— start of Supplied data —

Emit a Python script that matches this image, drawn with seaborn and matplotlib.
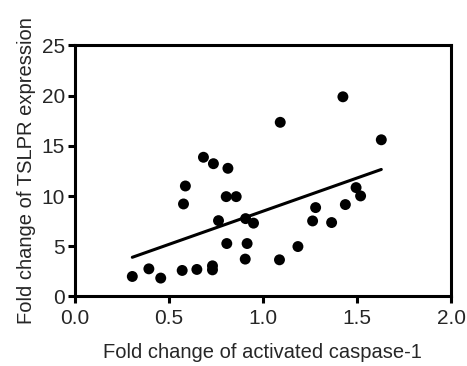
import matplotlib
matplotlib.use("Agg")
import matplotlib.pyplot as plt
import numpy as np
import pandas as pd
import seaborn as sns

# activated caspase-1 fold change (x) vs TSLPR expression fold change (y)
caspase = [0.306, 0.394, 0.457, 0.571, 0.649, 0.732, 0.732, 0.578, 0.588,
           0.684, 0.737, 0.814, 0.805, 0.858, 0.764, 0.808, 0.908, 0.950,
           0.916, 0.906, 1.092, 1.425, 1.629, 1.495, 1.519, 1.438, 1.280,
           1.264, 1.365, 1.186, 1.088]
tslpr = [1.99, 2.75, 1.83, 2.59, 2.69, 3.05, 2.65, 9.21, 11.0,
         13.86, 13.22, 12.76, 9.94, 9.94, 7.55, 5.27, 7.75, 7.30,
         5.27, 3.72, 17.34, 19.88, 15.6, 10.84, 10.01, 9.15, 8.85,
         7.52, 7.36, 4.97, 3.65]

x_ticks = [0.0, 0.5, 1.0, 1.5, 2.0]
y_ticks = [0, 5, 10, 15, 20, 25]

df = pd.DataFrame({"caspase": caspase, "tslpr": tslpr})

sns.set_style("ticks")
plt.rcParams["font.family"] = ["Liberation Sans", "DejaVu Sans"]

fig = plt.figure(figsize=(4.67, 3.66), dpi=100)
ax = fig.add_axes([0.16, 0.19, 0.806, 0.686])

sns.regplot(data=df, x="caspase", y="tslpr", ax=ax, ci=None, color="black",
            scatter_kws={"s": 62, "edgecolor": "none", "alpha": 1, "zorder": 3},
            line_kws={"linewidth": 2.2})

ax.set_xlim(0, 2.0)
ax.set_ylim(0, 25)
ax.set_xticks(x_ticks)
ax.set_xticklabels(["%.1f" % t for t in x_ticks])
ax.set_yticks(y_ticks)
ax.set_xlabel("Fold change of activated caspase-1", fontsize=14.5, labelpad=11)
ax.set_ylabel("Fold change of TSLPR expression", fontsize=14.5, labelpad=4)
ax.tick_params(axis="both", labelsize=15, width=2.2, length=5,
               direction="out", color="black", pad=2)
ax.tick_params(axis="x", pad=4)
for side in ["left", "bottom", "top", "right"]:
    ax.spines[side].set_visible(True)
    ax.spines[side].set_linewidth(2.2)
    ax.spines[side].set_color("black")

fig.savefig("out.png", dpi=100)
plt.close()
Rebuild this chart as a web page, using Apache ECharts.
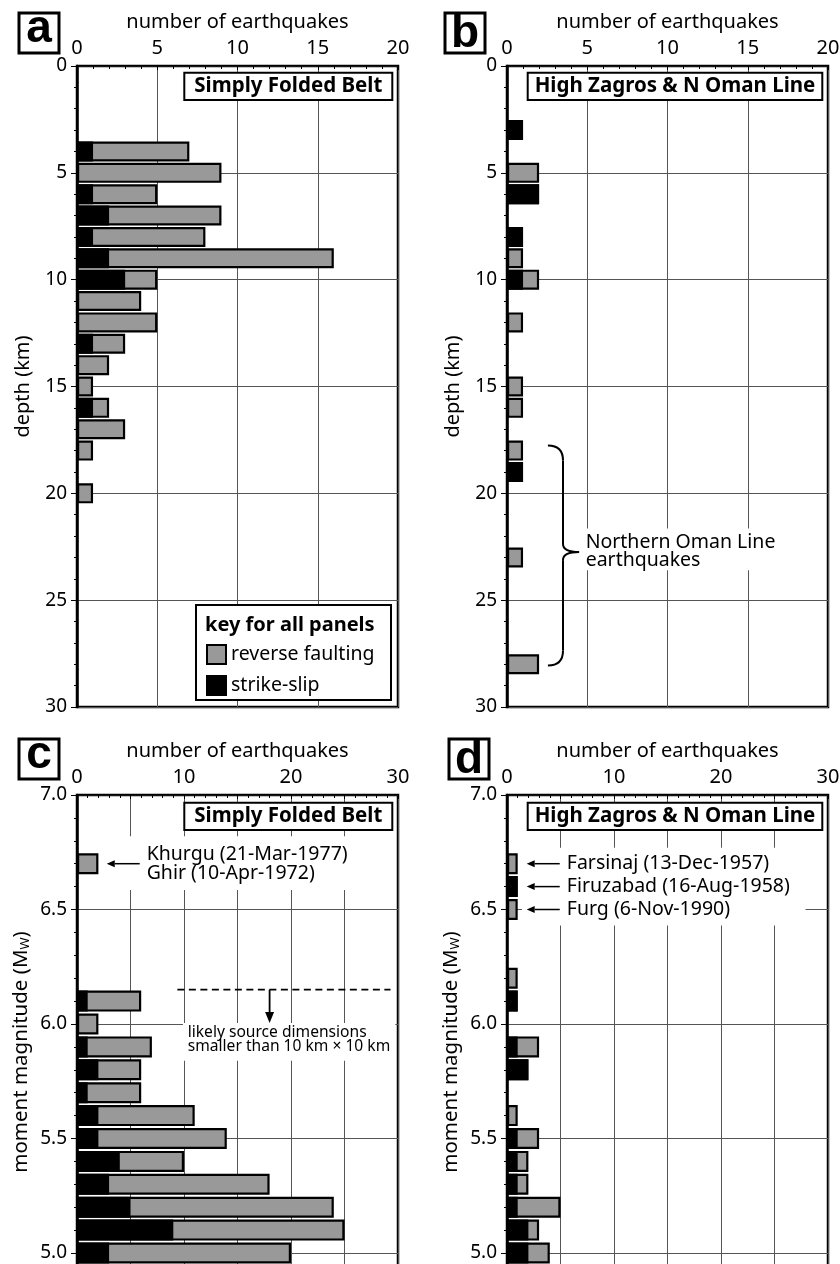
<!DOCTYPE html>
<html><head><meta charset="utf-8">
<script src="https://cdn.jsdelivr.net/npm/echarts@6/dist/echarts.min.js"></script>
<style>html,body{margin:0;padding:0;background:#fff;overflow:hidden}#c{width:840px;height:1264px}</style>
</head><body><div id="c"></div>
<script>
// ---- data ----
const depthBinsA   = [4,5,6,7,8,9,10,11,12,13,14,15,16,17,18,20];
const strikeSlipA  = [1,0,1,2,1,2,3,0,0,1,0,0,1,0,0,0];
const reverseA     = [6,9,4,7,7,14,2,4,5,2,2,1,1,3,1,1];

const depthBinsB   = [3,5,6,8,9,10,12,15,16,18,19,23,28];
const strikeSlipB  = [1,0,2,1,0,1,0,0,0,0,1,0,0];
const reverseB     = [0,2,0,0,1,1,1,1,1,1,0,1,2];

const magBinsC     = [6.7,6.1,6.0,5.9,5.8,5.7,5.6,5.5,5.4,5.3,5.2,5.1,5.0];
const strikeSlipC  = [0,1,0,1,2,1,2,2,4,3,5,9,3];
const reverseC     = [2,5,2,6,4,5,9,12,6,15,19,16,17];

const magBinsD     = [6.7,6.6,6.5,6.2,6.1,5.9,5.8,5.6,5.5,5.4,5.3,5.2,5.1,5.0];
const strikeSlipD  = [0,1,0,0,1,1,2,0,1,1,1,1,2,2];
const reverseD     = [1,0,1,1,0,2,0,1,2,1,1,4,1,2];

const panelLetters = ['a','b','c','d'];
const panelTitles  = ['Simply Folded Belt','High Zagros & N Oman Line','Simply Folded Belt','High Zagros & N Oman Line'];
const eventLabelsC = ['Khurgu (21-Mar-1977)','Ghir (10-Apr-1972)'];
const eventLabelsD = ['Farsinaj (13-Dec-1957)','Firuzabad (16-Aug-1958)','Furg (6-Nov-1990)'];
const eventMagsD   = [6.7,6.6,6.5];
const eventMagC    = 6.7;
const sourceSizeMag = 6.15;

// ---- chart ----
const FONT = '"Noto Sans", "Open Sans", sans-serif';
const chart = echarts.init(document.getElementById('c'), null, {renderer:'canvas', width:840, height:1264});

const depthCats = Array.from({length:31},(_, i)=>String(i));
const magCats = Array.from({length:26},(_, i)=>((45+i)/10).toFixed(1));

const grids = [
  {left:77,  top:66,  width:321, height:641},
  {left:507, top:66,  width:321, height:641},
  {left:77,  top:795, width:321, height:572.5},
  {left:507, top:795, width:321, height:572.5}
].map(g => Object.assign(g, {show:true, borderColor:'#000', borderWidth:2.5, backgroundColor:'rgba(0,0,0,0)',
  containLabel:false, outerBoundsMode:'none'}));

function xAx(g, max){
  return {
    type:'value', gridIndex:g, position:'top', min:0, max:max, interval:5,
    name:'number of earthquakes', nameLocation:'middle', nameGap:34,
    nameTextStyle:{fontSize:20, color:'#000', fontFamily:FONT},
    axisLine:{show:true, onZero:false, lineStyle:{color:'#000', width:1.5}},
    axisTick:{show:true, inside:true, length:4, lineStyle:{color:'#000', width:1}},
    minorTick:{show:true, splitNumber:5, length:3, lineStyle:{color:'#000', width:1}},
    axisLabel:{fontSize:20, color:'#000', margin:8, fontFamily:FONT,
      formatter: v => (max === 30 && v % 10 !== 0) ? '' : String(v)},
    splitLine:{show:true, lineStyle:{color:'#555', width:1}}
  };
}
function yDepth(g){
  return {
    type:'value', gridIndex:g, inverse:true, min:0, max:30, interval:5,
    name:'depth (km)', nameLocation:'middle', nameGap:44,
    nameTextStyle:{fontSize:20, color:'#000', fontFamily:FONT},
    axisLine:{show:true, onZero:false, lineStyle:{color:'#000', width:2.5}},
    axisTick:{show:true, inside:false, length:6, lineStyle:{color:'#000', width:1}},
    minorTick:{show:true, splitNumber:5, length:3, lineStyle:{color:'#000', width:1}},
    axisLabel:{fontSize:19, color:'#000', margin:10, fontFamily:FONT},
    splitLine:{show:true, lineStyle:{color:'#555', width:1}}
  };
}
function yMag(g){
  return {
    type:'value', gridIndex:g, min:4.5, max:7.0, interval:0.5,
    axisLine:{show:true, onZero:false, lineStyle:{color:'#000', width:2.5}},
    axisTick:{show:true, inside:false, length:6, lineStyle:{color:'#000', width:1}},
    minorTick:{show:true, splitNumber:5, length:3, lineStyle:{color:'#000', width:1}},
    axisLabel:{fontSize:19, color:'#000', margin:10, fontFamily:FONT, formatter: v => v.toFixed(1)},
    splitLine:{show:true, lineStyle:{color:'#555', width:1}}
  };
}
function yCat(g, cats, inverse){
  return {type:'category', gridIndex:g, data:cats, inverse:inverse, boundaryGap:false, show:false};
}

const panels = [
  {bins:depthBinsA, ss:strikeSlipA, rev:reverseA, kind:'depth'},
  {bins:depthBinsB, ss:strikeSlipB, rev:reverseB, kind:'depth'},
  {bins:magBinsC,   ss:strikeSlipC, rev:reverseC, kind:'mag'},
  {bins:magBinsD,   ss:strikeSlipD, rev:reverseD, kind:'mag'}
];

const series = [];
panels.forEach((p, k) => {
  const n = p.kind === 'depth' ? 31 : 26;
  const idx = p.kind === 'depth' ? (b => b) : (b => Math.round(b*10) - 45);
  const tot = new Array(n).fill('-'), blk = new Array(n).fill('-');
  p.bins.forEach((b, i) => {
    const t = p.rev[i] + p.ss[i];
    if (t > 0) tot[idx(b)] = t;
    if (p.ss[i] > 0) blk[idx(b)] = p.ss[i];
  });
  const bw = p.kind === 'depth' ? 20 : 21;
  series.push({type:'bar', name:'reverse faulting', xAxisIndex:k, yAxisIndex:4+k, data:tot,
    barWidth:bw, barGap:'-100%', z:2, silent:true,
    itemStyle:{color:'#999', borderColor:'#000', borderWidth:2.2}});
  series.push({type:'bar', name:'strike-slip', xAxisIndex:k, yAxisIndex:4+k, data:blk,
    barWidth:bw, barGap:'-100%', z:3, silent:true,
    itemStyle:{color:'#000', borderColor:'#000', borderWidth:2.2}});
});

const option = {
  animation:false,
  textStyle:{fontFamily:FONT},
  grid: grids,
  xAxis: [xAx(0,20), xAx(1,20), xAx(2,30), xAx(3,30)],
  yAxis: [yDepth(0), yDepth(1), yMag(2), yMag(3),
          yCat(0, depthCats, true), yCat(1, depthCats, true), yCat(2, magCats, false), yCat(3, magCats, false)],
  legend: {
    left:206, top:644, padding:0, orient:'vertical', itemWidth:19, itemHeight:19, itemGap:10, z:30,
    selectedMode:false, icon:'rect',
    textStyle:{fontSize:19.5, color:'#000', fontFamily:FONT},
    data:[{name:'reverse faulting', itemStyle:{color:'#999', borderColor:'#000', borderWidth:2}},
          {name:'strike-slip', itemStyle:{color:'#000', borderColor:'#000', borderWidth:2}}]
  },
  series: series
};
chart.setOption(option);

// ---- annotations, positioned through the axes ----
const P = (k, x, y) => chart.convertToPixel({xAxisIndex:k, yAxisIndex:k}, [x, y]);
const G = [];
const ANN = 19.5;
function txt(x, y, text, o){
  return {type:'text', x:x, y:y, z:40, silent:true,
    style:Object.assign({text:text, fill:'#000', fontSize:ANN, fontFamily:FONT,
      textAlign:'left', align:'left', textVerticalAlign:'middle', verticalAlign:'middle'}, o||{})};
}
function whiteRect(p0, p1){
  return {type:'rect', z:30, silent:true,
    shape:{x:Math.min(p0[0],p1[0]), y:Math.min(p0[1],p1[1]), width:Math.abs(p1[0]-p0[0]), height:Math.abs(p1[1]-p0[1])},
    style:{fill:'#fff', stroke:null}};
}
function arrow(p0, p1, headLen, headW, lw){
  const dx = p1[0]-p0[0], dy = p1[1]-p0[1], L = Math.hypot(dx, dy), ux = dx/L, uy = dy/L;
  const bx = p1[0]-ux*headLen, by = p1[1]-uy*headLen;
  G.push({type:'polyline', z:45, silent:true, shape:{points:[p0,[bx,by]]}, style:{stroke:'#000', lineWidth:lw, fill:null}});
  G.push({type:'polygon', z:45, silent:true, shape:{points:[p1,[bx-uy*headW/2, by+ux*headW/2],[bx+uy*headW/2, by-ux*headW/2]]}, style:{fill:'#000'}});
}

// panel letters
const letterBoxes = [[19,13],[445,13],[19,739],[449,739]];
const letterDy = [-3.8, 1, -3.8, 1];
letterBoxes.forEach((b, i) => {
  G.push({type:'rect', z:40, silent:true, shape:{x:b[0], y:b[1], width:40, height:40}, style:{fill:'#fff', stroke:'#000', lineWidth:3}});
  G.push(txt(b[0]+20, b[1]+20+letterDy[i], panelLetters[i], {fontSize:46, fontWeight:'bold', fontFamily:'"Liberation Sans", Arial, sans-serif', textAlign:'center', align:'center'}));
});

// title boxes
const titleBoxes = [[184.3,72.7,208,27.3],[527.7,72.7,294.6,27.3],[184.3,802.7,208,27.3],[527.7,802.7,294.6,27.3]];
titleBoxes.forEach((b, i) => {
  G.push({type:'rect', z:35, silent:true, shape:{x:b[0], y:b[1], width:b[2], height:b[3]}, style:{fill:'#fff', stroke:'#000', lineWidth:2}});
  G.push(txt(b[0]+b[2]/2, b[1]+b[3]/2, panelTitles[i], {fontWeight:'bold', fontSize:20.5, textAlign:'center', align:'center'}));
});

// key box (panel a)
G.push({type:'rect', z:25, silent:true, shape:{x:196, y:605, width:195, height:95}, style:{fill:'#fff', stroke:'#000', lineWidth:2}});
G.push(txt(205, 625, 'key for all panels', {fontWeight:'bold', fontSize:20}));

// y-axis names for magnitude panels
[[21,1052],[451,1052]].forEach(c => {
  G.push({type:'text', x:c[0], y:c[1], rotation:Math.PI/2, z:40, silent:true,
    style:{text:'moment magnitude (M{w|W})', fill:'#000', fontSize:20.5, fontFamily:FONT,
      textAlign:'center', align:'center', textVerticalAlign:'middle', verticalAlign:'middle',
      rich:{w:{fontSize:13, fill:'#000', fontFamily:FONT, verticalAlign:'bottom'}}}});
});

// panel b: brace + label
{
  const te = P(1, 2.55, 17.76), tb = P(1, 2.55, 28.06), stemX = P(1, 3.49, 0)[0], tip = P(1, 4.49, 22.75);
  const r1 = 15, r2 = 8;
  const bz = (x1,y1,cx,cy,x2,y2) => G.push({type:'bezierCurve', z:45, silent:true, shape:{x1:x1,y1:y1,cpx1:cx,cpy1:cy,x2:x2,y2:y2}, style:{stroke:'#000', lineWidth:2, fill:null}});
  const ln = (x1,y1,x2,y2) => G.push({type:'line', z:45, silent:true, shape:{x1:x1,y1:y1,x2:x2,y2:y2}, style:{stroke:'#000', lineWidth:2}});
  bz(te[0], te[1], stemX, te[1], stemX, te[1]+r1);
  ln(stemX, te[1]+r1, stemX, tip[1]-r2);
  bz(stemX, tip[1]-r2, stemX, tip[1], tip[0], tip[1]);
  bz(tip[0], tip[1], stemX, tip[1], stemX, tip[1]+r2);
  ln(stemX, tip[1]+r2, stemX, tb[1]-r1);
  bz(stemX, tb[1]-r1, stemX, tb[1], tb[0], tb[1]);
  G.push(whiteRect(P(1, 4.7, 21.65), P(1, 17.2, 23.6)));
  const tp = P(1, 4.9, 22.7);
  G.push(txt(tp[0], tp[1], 'Northern Oman Line\nearthquakes', {lineHeight:18}));
}

// panel c: event arrow + label, dashed source-size line
{
  G.push(whiteRect(P(2, 3.1, eventMagC+0.12), P(2, 25.6, eventMagC-0.115)));
  arrow(P(2, 5.86, eventMagC), P(2, 2.78, eventMagC), 8, 7, 1.5);
  const tp = P(2, 6.51, eventMagC);
  G.push(txt(tp[0], tp[1], eventLabelsC.join('\n'), {lineHeight:19}));
  const d0 = P(2, 9.38, sourceSizeMag), d1 = P(2, 29.3, sourceSizeMag);
  G.push({type:'polyline', z:45, silent:true, shape:{points:[d0,d1]}, style:{stroke:'#000', lineWidth:1.8, lineDash:[7,4.5], fill:null}});
  G.push(whiteRect(P(2, 9.9, 6.004), P(2, 29.75, 5.84)));
  arrow(P(2, 18.0, sourceSizeMag), P(2, 18.0, 6.004), 11, 9, 1.8);
  const sp = P(2, 10.35, 5.93);
  G.push(txt(sp[0], sp[1], 'likely source dimensions\nsmaller than 10 km \u00d7 10 km', {fontSize:15.6, lineHeight:14}));
}

// panel d: event arrows + labels
{
  G.push(whiteRect(P(3, 1.4, 6.77), P(3, 27.9, 6.43)));
  eventMagsD.forEach((m, i) => {
    arrow(P(3, 4.93, m), P(3, 1.84, m), 8, 7, 1.5);
    const tp = P(3, 5.59, m);
    G.push(txt(tp[0], tp[1], eventLabelsD[i]));
  });
}

chart.setOption({graphic:{elements:G}});
</script>
</body></html>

— end of Supplied data —

> [Do this] Skip every picture and return the lines above from the top through the one that contains "import seaborn as sns".

> [Answer for the task]
Emit a Python script that matches this image, drawn with seaborn and matplotlib.
import matplotlib
matplotlib.use("Agg")
import matplotlib.pyplot as plt
import numpy as np
import pandas as pd
import seaborn as sns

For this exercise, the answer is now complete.